If you're smaller or larger, we might not be the fit." In your pitch: "Most clients see results in 60 days. Here's what happens in weeks 1-4."
Addressing objections in advance filters out bad fits and reassures good fits.
Create a Follow-Up System
Most sales happen after the first "no." If someone says "not right now," you need a system to stay in touch without being annoying.
Maybe it's monthly emails with relevant content. Maybe it's checking in quarterly. Maybe it's LinkedIn updates so they stay aware of your work.
Without follow-up, you start from zero every time someone comes back. With follow-up, they're warm when they're ready to buy.
Track Your Pipeline
You can't manage what you don't measure. Use a simple CRM or spreadsheet to track prospects.
Track: Company, Contact, Stage, Last touch date, Next steps. Update it monthly. Look for patterns: Where are prospects getting stuck?
Which channels produce the most qualified leads? What's your close rate?
This data drives decisions. "60% of our prospects stall in the discovery call stage" tells you that your discovery call is broken.
FAQ
How long does it take to build a sales process? 3-6 months to build something functional. 12 months to get really good. Start simple and iterate.
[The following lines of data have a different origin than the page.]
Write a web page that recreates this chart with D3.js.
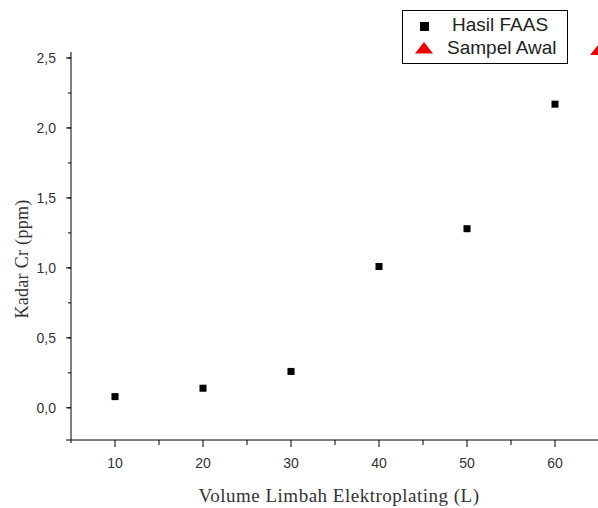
<!DOCTYPE html>
<html>
<head>
<meta charset="utf-8">
<script src="https://cdn.jsdelivr.net/npm/d3@7"></script>
<style>
  body { margin: 0; background: #fff; }
  svg { display: block; }
</style>
</head>
<body>
<div class="container"></div>
<script>
// data
var volumes = [10, 20, 30, 40, 50, 60];
var hasilFaas = [0.08, 0.14, 0.26, 1.01, 1.28, 2.17];
var sampelAwalX = [65];
var sampelAwal = [2.56];
var xTicks = [10, 20, 30, 40, 50, 60];
var yTicks = [0, 0.5, 1, 1.5, 2, 2.5];

var SVG_WIDTH = 598, SVG_HEIGHT = 508;

document.addEventListener('DOMContentLoaded', function () {
    var svg = d3.select(".container")
        .append("svg")
        .attr("width", SVG_WIDTH)
        .attr("height", SVG_HEIGHT);

    var x = d3.scaleLinear().domain([5, 65]).range([71, 599]);
    var y = d3.scaleLinear().domain([-0.23, 2.55]).range([440, 51]);

    var fmt = function (d) { return d3.format(".1f")(d).replace(".", ","); };
    var sans = "Liberation Sans, Arial, sans-serif";
    var serif = "Liberation Serif, Times New Roman, serif";

    // red triangle, a bit flattened like in the picture
    var tri = "M-9,5.5L9,5.5L0,-6Z";

    // y axis
    var gy = svg.append("g").attr("transform", "translate(71,0)");
    gy.append("line").attr("y1", 52).attr("y2", 443).attr("stroke", "#000");
    gy.selectAll(".minor").data(d3.range(-0.25, 2.51, 0.25).filter(function (v) { return v > -0.23; }))
        .enter().append("line")
        .attr("x1", -3).attr("x2", 0)
        .attr("y1", function (d) { return y(d); }).attr("y2", function (d) { return y(d); })
        .attr("stroke", "#000");
    gy.selectAll(".major").data(yTicks).enter().append("line")
        .attr("x1", -5).attr("x2", 0)
        .attr("y1", function (d) { return y(d); }).attr("y2", function (d) { return y(d); })
        .attr("stroke", "#000");
    gy.selectAll("text").data(yTicks).enter().append("text")
        .attr("x", -15).attr("y", function (d) { return y(d); })
        .attr("dy", "0.36em")
        .attr("text-anchor", "end")
        .attr("font-family", sans)
        .attr("font-size", 14)
        .attr("fill", "#333")
        .text(fmt);

    // x axis
    var gx = svg.append("g").attr("transform", "translate(0,440)");
    gx.append("line").attr("x1", 66).attr("x2", 598).attr("stroke", "#000");
    gx.selectAll(".minor").data(d3.range(15, 66, 10)).enter().append("line")
        .attr("x1", function (d) { return x(d); }).attr("x2", function (d) { return x(d); })
        .attr("y1", 0).attr("y2", 5)
        .attr("stroke", "#000");
    gx.selectAll(".major").data(xTicks).enter().append("line")
        .attr("x1", function (d) { return x(d); }).attr("x2", function (d) { return x(d); })
        .attr("y1", 0).attr("y2", 7)
        .attr("stroke", "#000");
    gx.selectAll("text").data(xTicks).enter().append("text")
        .attr("x", function (d) { return x(d); }).attr("y", 28)
        .attr("text-anchor", "middle")
        .attr("font-family", sans)
        .attr("font-size", 14)
        .attr("fill", "#333")
        .text(function (d) { return d; });

    // axis titles
    svg.append("text")
        .attr("x", 339).attr("y", 502)
        .attr("text-anchor", "middle")
        .attr("font-family", serif)
        .attr("font-size", 19)
        .attr("letter-spacing", 0.5)
        .attr("fill", "#333")
        .text("Volume Limbah Elektroplating (L)");
    svg.append("text")
        .attr("transform", "translate(28,259) rotate(-90)")
        .attr("text-anchor", "middle")
        .attr("font-family", serif)
        .attr("font-size", 18)
        .attr("letter-spacing", 0.3)
        .attr("fill", "#333")
        .text("Kadar Cr (ppm)");

    // points
    svg.append("g").selectAll("rect").data(volumes).enter().append("rect")
        .attr("x", function (d) { return x(d) - 3.5; })
        .attr("y", function (d, i) { return y(hasilFaas[i]) - 3.5; })
        .attr("width", 7).attr("height", 7)
        .attr("fill", "#000");

    svg.append("g").selectAll("path").data(sampelAwalX).enter().append("path")
        .attr("d", tri)
        .attr("transform", function (d, i) { return "translate(" + x(d) + "," + y(sampelAwal[i]) + ")"; })
        .attr("fill", "#e00");

    // legend
    var lg = svg.append("g");
    lg.append("rect")
        .attr("x", 402.5).attr("y", 10.5).attr("width", 165).attr("height", 53)
        .attr("fill", "#fff").attr("stroke", "#000");
    lg.append("rect").attr("x", 420).attr("y", 22).attr("width", 9).attr("height", 9).attr("fill", "#000");
    lg.append("path").attr("d", tri).attr("transform", "translate(424,48)").attr("fill", "#e00");
    lg.append("text").attr("x", 452).attr("y", 31)
        .attr("font-family", sans).attr("font-size", 19).attr("fill", "#222")
        .text("Hasil FAAS");
    lg.append("text").attr("x", 447).attr("y", 54)
        .attr("font-family", sans).attr("font-size", 19).attr("fill", "#222")
        .text("Sampel Awal");
});
</script>
</body>
</html>
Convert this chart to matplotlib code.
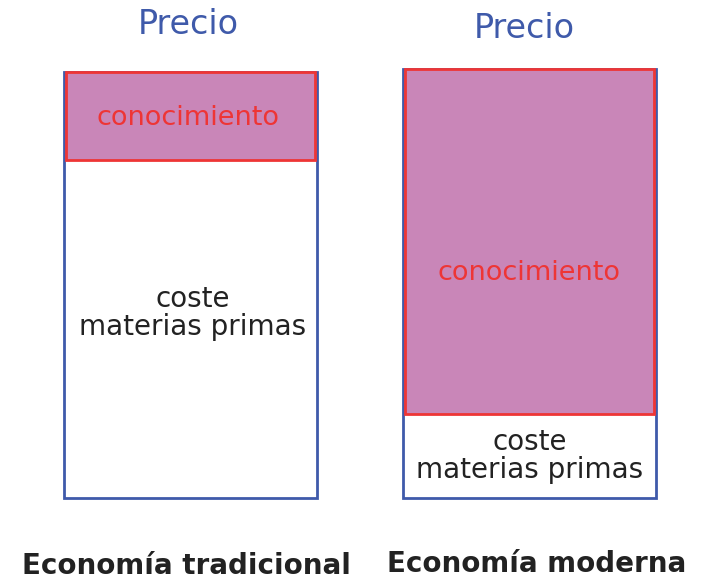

Should we hire a sales person or do it ourselves? Start doing it yourself. Once you understand your own process, then you can teach others or hire.
How many hours per week should we spend on sales? 20-30% of your time if you're building pipeline. Some weeks more, some weeks less. Be consistent.
What if we're terrible at sales? Most people are initially. Practice your pitch. Role-play with friends. Record yourself. You improve with repetition.
When should we hire a business development person? When you've got a clear process they can follow and you can't handle it yourself. Don't hire to figure out your process - figure it out first, then scale it.